So far that’s been exactly it. Now AI generated videos are primarily used to scam, deceive, and ragebait.
I really don't see the argument for this tech to be any kind of good, unless you think moving into an era where you cannot trust any image or video is somehow a neutral outcome, AND are happy about the people who are in control of this tech. which I guess captures a larger part of the HN crowd than I'd hoped
GenAI has presented tangible proof of such risks and is forcing society to reevaluate the way we trust evidence. In my eyes, it serves as an opportunity to improve our foundations of trust to something that relies less on the good will of random authorities onto something more objective.
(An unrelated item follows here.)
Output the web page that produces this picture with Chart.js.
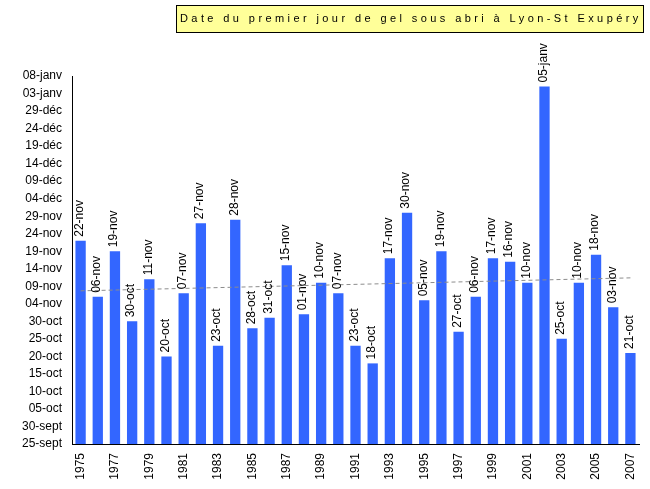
<!DOCTYPE html>
<html>
<head>
<meta charset="utf-8">
<script src="https://cdn.jsdelivr.net/npm/chart.js@4/dist/chart.umd.min.js"></script>
<style>
html,body{margin:0;padding:0;background:#fff;}
#c{display:block;}
</style>
</head>
<body>
<canvas id="c" width="650" height="489"></canvas>
<script>
// Years
const years = ['1975','1976','1977','1978','1979','1980','1981','1982','1983','1984','1985','1986','1987','1988','1989','1990','1991','1992','1993','1994','1995','1996','1997','1998','1999','2000','2001','2002','2003','2004','2005','2006','2007'];
// First frost date labels
const dateLabels = ['22-nov','06-nov','19-nov','30-oct','11-nov','20-oct','07-nov','27-nov','23-oct','28-nov','28-oct','31-oct','15-nov','01-nov','10-nov','07-nov','23-oct','18-oct','17-nov','30-nov','05-nov','19-nov','27-oct','06-nov','17-nov','16-nov','10-nov','05-janv','25-oct','10-nov','18-nov','03-nov','21-oct'];
// Days since 25 September
const frostDays = [58,42,55,35,47,25,43,63,28,64,33,36,51,37,46,43,28,23,53,66,41,55,32,42,53,52,46,102,30,46,54,39,26];
// Trend line end points, days since 25 September
const trendYears = ['1975','2007'];
const trendValues = [43.7, 47.4];
// Y tick labels (every 5 days from 25 September)
const yTickLabels = ['25-sept','30-sept','05-oct','10-oct','15-oct','20-oct','25-oct','30-oct','04-nov','09-nov','14-nov','19-nov','24-nov','29-nov','04-déc','09-déc','14-déc','19-déc','24-déc','29-déc','03-janv','08-janv'];
const titleText = 'Date du premier jour de gel sous abri à Lyon-St Exupéry';

const FONT = '"Liberation Sans", Arial, sans-serif';

const barLabelPlugin = {
  id: 'barLabels',
  afterDatasetsDraw(chart) {
    const ctx = chart.ctx;
    const meta = chart.getDatasetMeta(1);
    ctx.save();
    ctx.font = '12px ' + FONT;
    ctx.fillStyle = '#000';
    ctx.textAlign = 'left';
    ctx.textBaseline = 'middle';
    meta.data.forEach((bar, i) => {
      ctx.save();
      ctx.translate(bar.x - 1, bar.y - 4);
      ctx.rotate(-Math.PI / 2);
      ctx.fillText(dateLabels[i], 0, 0);
      ctx.restore();
    });
    ctx.restore();
  }
};

const titlePlugin = {
  id: 'boxTitle',
  afterDraw(chart) {
    const ctx = chart.ctx;
    ctx.save();
    const bx = 176.5, by = 5.5, bw = 467, bh = 27;
    ctx.fillStyle = '#FFFF99';
    ctx.fillRect(bx, by, bw, bh);
    ctx.strokeStyle = '#000';
    ctx.lineWidth = 1;
    ctx.strokeRect(bx, by, bw, bh);
    ctx.font = '11px ' + FONT;
    ctx.fillStyle = '#000';
    ctx.textBaseline = 'middle';
    ctx.textAlign = 'left';
    const w0 = ctx.measureText(titleText).width;
    const n = [...titleText].length;
    const sp = (458 - w0) / (n - 1);
    ctx.letterSpacing = sp.toFixed(2) + 'px';
    ctx.fillText(titleText, 180, 19);
    ctx.restore();
  }
};

new Chart(document.getElementById('c'), {
  data: {
    labels: years,
    datasets: [
      {
        type: 'line',
        data: trendYears.map((y, i) => ({x: y, y: trendValues[i]})),
        borderColor: '#8c8c8c',
        borderWidth: 1,
        borderDash: [4, 3],
        pointRadius: 0,
        fill: false,
        order: 0
      },
      {
        type: 'bar',
        data: frostDays,
        backgroundColor: '#3366FF',
        borderWidth: 0,
        barPercentage: 0.6,
        categoryPercentage: 1.0,
        order: 1
      }
    ]
  },
  options: {
    responsive: false,
    animation: false,
    layout: { padding: { top: 76, right: 11, left: 0, bottom: 0 } },
    plugins: {
      legend: { display: false },
      tooltip: { enabled: false },
      title: { display: false }
    },
    scales: {
      x: {
        type: 'category',
        grid: { display: false, drawTicks: false },
        border: { display: true, color: '#000', width: 1 },
        ticks: {
          autoSkip: false,
          maxRotation: 90,
          minRotation: 90,
          padding: 9,
          color: '#000',
          font: { family: FONT, size: 12 },
          callback: function(v, i) { return i % 2 === 0 ? years[i] : null; }
        },
        afterFit(scale) { scale.height = 45; scale.paddingLeft = 0; scale.paddingRight = 0; }
      },
      y: {
        min: 0,
        max: 105,
        grid: { display: false, drawTicks: false },
        border: { display: true, color: '#000', width: 1 },
        ticks: {
          stepSize: 5,
          padding: 10,
          color: '#000',
          font: { family: FONT, size: 12 },
          callback: function(v) { return yTickLabels[Math.round(v / 5)]; }
        },
        afterFit(scale) { scale.width = 72; scale.paddingTop = 0; scale.paddingBottom = 0; }
      }
    }
  },
  plugins: [barLabelPlugin, titlePlugin]
});
</script>
</body>
</html>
Also, I haven't really seem anyone celebrating the large corporations who control AI tech. Could be simply the people I'm involved with, but most AI enthusiasts I've seem are more about, at least, open-weights AI models.
You could have said the same about say, pre-AI deceptively edited/ragebait/made up content going viral on FB, "actually this is good because soon people will realize they are being tricked/lied to, they'll think extra-critically before sharing dubious content next time".
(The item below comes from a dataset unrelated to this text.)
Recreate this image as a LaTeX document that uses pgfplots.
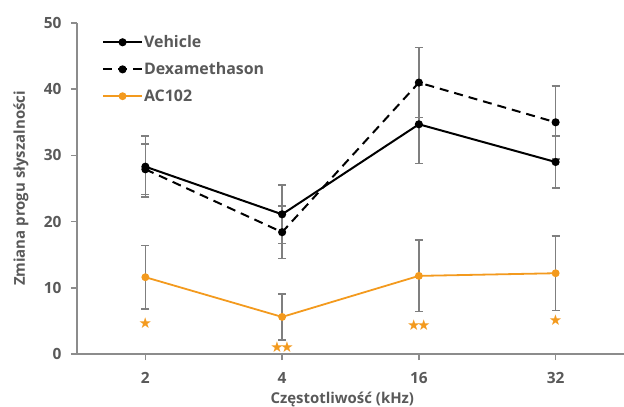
\documentclass[border=0pt]{standalone}
\usepackage{fontspec}
\setmainfont{Open Sans}
\newfontfamily\starfont{DejaVu Sans}
\usepackage{pgfplots}
\pgfplotsset{compat=1.18}

\definecolor{txtgray}{HTML}{595959}
\definecolor{axgray}{HTML}{8C8C8C}
\definecolor{errgray}{HTML}{7F7F7F}
\definecolor{acorange}{HTML}{F39A1E}

\pgfplotsset{
  errstyle/.style={
    error bars/.cd, y dir=both, y explicit,
    error bar style={errgray, line width=1.6bp, solid},
    error mark options={rotate=90, errgray, mark size=4bp, line width=1.6bp, solid},
  },
  legend image code/.code={
    \draw[mark repeat=2, mark phase=2, #1] plot coordinates {(0bp,0bp) (19.5bp,0bp) (39bp,0bp)};
  },
}

\begin{document}
\begin{tikzpicture}
\begin{axis}[
    name=ax,
    scale only axis,
    width=547bp, height=331bp,
    xmin=0.5, xmax=4.5,
    ymin=0, ymax=50,
    axis x line=bottom, axis y line=left,
    axis line style={-, axgray, line width=1.5bp},
    xtick={1,2,3,4},
    xticklabels={2,4,16,32},
    ytick={0,10,20,30,40,50},
    tick align=outside,
    major tick length=6bp,
    tick style={axgray, line width=1.5bp},
    tick label style={font=\fontsize{15.5}{15.5}\selectfont\bfseries, text=txtgray},
    xticklabel style={yshift=-9bp},
    yticklabel style={xshift=-6bp},
    /pgf/number format/assume math mode=true,
    xlabel={Częstotliwość (kHz)},
    ylabel={Zmiana progu słyszalności},
    label style={font=\fontsize{15}{15}\selectfont\bfseries, text=txtgray},
    xlabel style={at={(axis description cs:0.485,-0.136)}, anchor=center},
    ylabel style={at={(axis description cs:-0.1024,0.5)}, anchor=center},
    legend style={draw=none, fill=none, at={(0.04,0.972)}, anchor=north west,
      font=\fontsize{16}{16}\selectfont\bfseries, text=txtgray,
      row sep=11.5bp, nodes={inner sep=1bp}},
    legend cell align=left,
    clip=false,
]
\addplot[black, line width=2bp, mark=*, mark size=3bp, errstyle] coordinates {
    (1,28.3) +- (0,4.6)
    (2,21.1) +- (0,4.4)
    (3,34.7) +- (0,5.9)
    (4,29.0) +- (0,3.9)
};
\addlegendentry{Vehicle}

\addplot[black, line width=2bp, dash pattern=on 9bp off 6bp, mark=*, mark size=3bp,
    mark options={solid}, errstyle] coordinates {
    (1,27.9) +- (0,3.8)
    (2,18.4) +- (0,4.0)
    (3,41.0) +- (0,5.3)
    (4,35.0) +- (0,5.5)
};
\addlegendentry{Dexamethason}

\addplot[acorange, line width=1.8bp, mark=*, mark size=3bp, errstyle] coordinates {
    (1,11.6) +- (0,4.8)
    (2,5.6) +- (0,3.5)
    (3,11.8) +- (0,5.4)
    (4,12.2) +- (0,5.6)
};
\addlegendentry{AC102}

% significance stars
\addplot[draw=none, point meta=explicit symbolic,
    nodes near coords, nodes near coords align={center},
    every node near coord/.append style={font=\starfont\fontsize{15}{15}\selectfont,
      text=acorange, inner sep=0pt}]
    table[meta=s] {
x y s
1 4.7 ★
2 1.1 ★\kern-3.5bp★
3 4.4 ★\kern-3.5bp★
4 5.1 ★
};
\end{axis}
\pgfresetboundingbox
\path[use as bounding box] ([xshift=-77bp,yshift=-53bp]ax.south west) rectangle ([yshift=23bp]ax.north east);
\end{tikzpicture}
\end{document}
Which has not happened. I can only see AI videos/images making the problem worse as people are fed personalized, narrowly targeted content that seem to perfectly appeal to their own beliefs/biases/emotions/etc.
Also, if anything it seems like we will have to trust authoritative groups more thanks to GenAI. If I have to consider every video on the internet from e.g. Iran as fake, I'm going to turn to NYT or WSJ who can be relied on to (usually) share only original content, or highly vetted 3rd party content.
I can't really provide a truly good solution, as this problem has large ramifications into philosophy and ethics, but I'd think it would involve solutions like attestation and certificates, and, primarily, thinking of shared media (text, images, videos, etc.) not as facts, but, strictly as allegations.